Sara Brodsky – Critical Reflection 3

Critical Reflection 3

Now that you’re three weeks (half way) into your senior project experience, are you answering your essential question?

  1. How are you exploring your essential question; is it different from what you expected? If you don’t feel like you’re answering your essential question, what is happening that’s different from what you expected?
  2. Are you surprised by any of the challenges that you’ve faced so far? How have you met those challenges and what can you do going forward to deal with them?
  3. Writing on your essential question: What have you learned about your essential question so far? What further questions do you have? and/or Has your essential question changed? If so, how?  What do you want to know more about?

In my exploration of my essential question, I have found that it is almost impossible to define what this sense of peace means because it is subjective to many outer situations. I have also found that nature roughens up your skin in a much different way than modern civilization does, which Thoreau writes about. In general, I do think I have been able to explore my essential question by reading more about ecofeminism and nature and exploring parks in NYC. I have been to Central Park, Prospect Park, Tompkins Square Park, Washington Square Park, the piers, and Pelham Bay Park. I’ve been able to bring my film camera and take photos.

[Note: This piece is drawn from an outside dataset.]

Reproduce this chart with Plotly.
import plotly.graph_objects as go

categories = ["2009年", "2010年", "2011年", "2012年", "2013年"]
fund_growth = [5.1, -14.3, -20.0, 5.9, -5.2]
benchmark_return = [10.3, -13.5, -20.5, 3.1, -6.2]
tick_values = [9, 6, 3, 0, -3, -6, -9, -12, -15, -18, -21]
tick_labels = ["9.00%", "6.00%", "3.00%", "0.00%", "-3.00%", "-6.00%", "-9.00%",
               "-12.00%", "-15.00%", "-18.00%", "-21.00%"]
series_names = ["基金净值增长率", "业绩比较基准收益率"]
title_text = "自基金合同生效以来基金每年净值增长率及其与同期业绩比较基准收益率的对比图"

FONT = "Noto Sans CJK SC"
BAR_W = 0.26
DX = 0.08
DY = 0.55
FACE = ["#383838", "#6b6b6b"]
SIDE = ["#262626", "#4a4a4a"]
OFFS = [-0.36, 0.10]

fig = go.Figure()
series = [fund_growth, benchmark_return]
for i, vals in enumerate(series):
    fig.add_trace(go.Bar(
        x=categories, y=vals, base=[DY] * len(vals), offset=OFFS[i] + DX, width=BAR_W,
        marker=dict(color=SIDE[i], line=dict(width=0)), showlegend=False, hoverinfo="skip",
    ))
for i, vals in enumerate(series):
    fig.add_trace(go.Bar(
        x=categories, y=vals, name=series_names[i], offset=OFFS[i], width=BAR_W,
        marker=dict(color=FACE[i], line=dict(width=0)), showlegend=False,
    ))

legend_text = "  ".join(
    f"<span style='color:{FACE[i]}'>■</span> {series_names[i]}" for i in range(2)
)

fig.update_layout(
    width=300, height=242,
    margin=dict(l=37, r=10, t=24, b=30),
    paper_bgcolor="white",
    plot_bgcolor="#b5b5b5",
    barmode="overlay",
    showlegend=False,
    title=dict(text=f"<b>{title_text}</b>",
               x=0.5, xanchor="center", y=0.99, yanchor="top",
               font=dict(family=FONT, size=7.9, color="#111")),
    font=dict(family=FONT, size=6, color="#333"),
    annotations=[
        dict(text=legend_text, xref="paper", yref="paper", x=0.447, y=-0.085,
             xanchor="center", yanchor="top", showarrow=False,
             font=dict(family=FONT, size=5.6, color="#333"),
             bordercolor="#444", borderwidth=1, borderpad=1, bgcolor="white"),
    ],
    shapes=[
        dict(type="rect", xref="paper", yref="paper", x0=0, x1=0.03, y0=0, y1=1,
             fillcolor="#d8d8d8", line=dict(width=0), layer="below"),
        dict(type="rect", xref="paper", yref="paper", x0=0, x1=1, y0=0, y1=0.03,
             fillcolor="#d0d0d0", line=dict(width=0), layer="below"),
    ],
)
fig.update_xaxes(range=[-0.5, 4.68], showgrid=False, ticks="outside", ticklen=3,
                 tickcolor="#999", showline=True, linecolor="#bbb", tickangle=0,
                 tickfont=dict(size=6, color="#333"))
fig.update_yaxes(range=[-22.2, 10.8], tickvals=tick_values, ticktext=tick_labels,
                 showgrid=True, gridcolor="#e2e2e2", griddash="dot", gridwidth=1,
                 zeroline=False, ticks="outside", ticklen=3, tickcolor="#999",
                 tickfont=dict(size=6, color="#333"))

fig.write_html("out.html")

I haven’t been too surprised by the challenges I’ve faced, but one thing I didn’t expect was to be short in time. Going to parks and walking for hours is, obviously, more time-consuming than I had expected. The whole point of walking, in the sense that Thoreau put it, is to get somewhat lost in time. I have spent some days lost in timeless walks, and other days with a more clear cut schedule, but I think to truly engage in this I need to devote myself to reading and art as much as I am walking. Another thing is that I underestimated how crowded NYC parks are.

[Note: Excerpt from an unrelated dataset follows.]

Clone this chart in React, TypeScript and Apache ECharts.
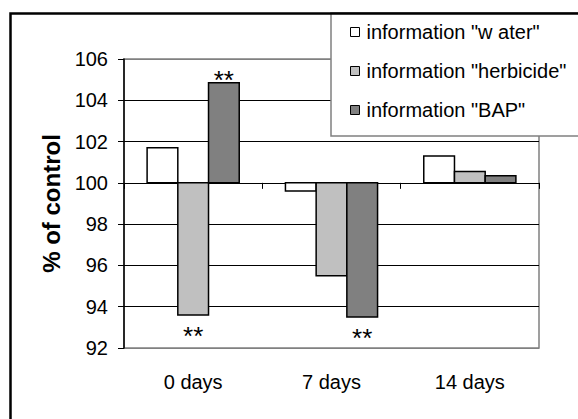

On my essential question, I have been journaling and reflecting quite a lot. I think one of the key things I’ve learned about is an idea in the book “Be Here Now” by Ram Dass, which explores Buddhist concepts through art. I think peace of mind is truly something that, as Thoreau puts it, modern civilization has led us astray from. I have also learned a lot about the connections between spirituality, nature, literature and feminism. I found a book, La Feminisme ou La Mort, was the first to coin the term ecofeminism, and since then it has been used by various feminist writers. One concept I’ve been exploring as well is the idea of What IS natural? And aren’t we, within our own bodies, some sort of manifestation of this “divine” concept of God and nature? Our bodies are in themselves nature in human form. Even in all of our sickness and death, we are an ongoing part of a natural cycle of change, which is nature in its purest. These are just concepts that have come up for me, however many of the questions are sort of unanswerable, they are more rhetorical and up to interpretation. I still think I can interpret this into an artistic project in the lens of an ecofeminist vision.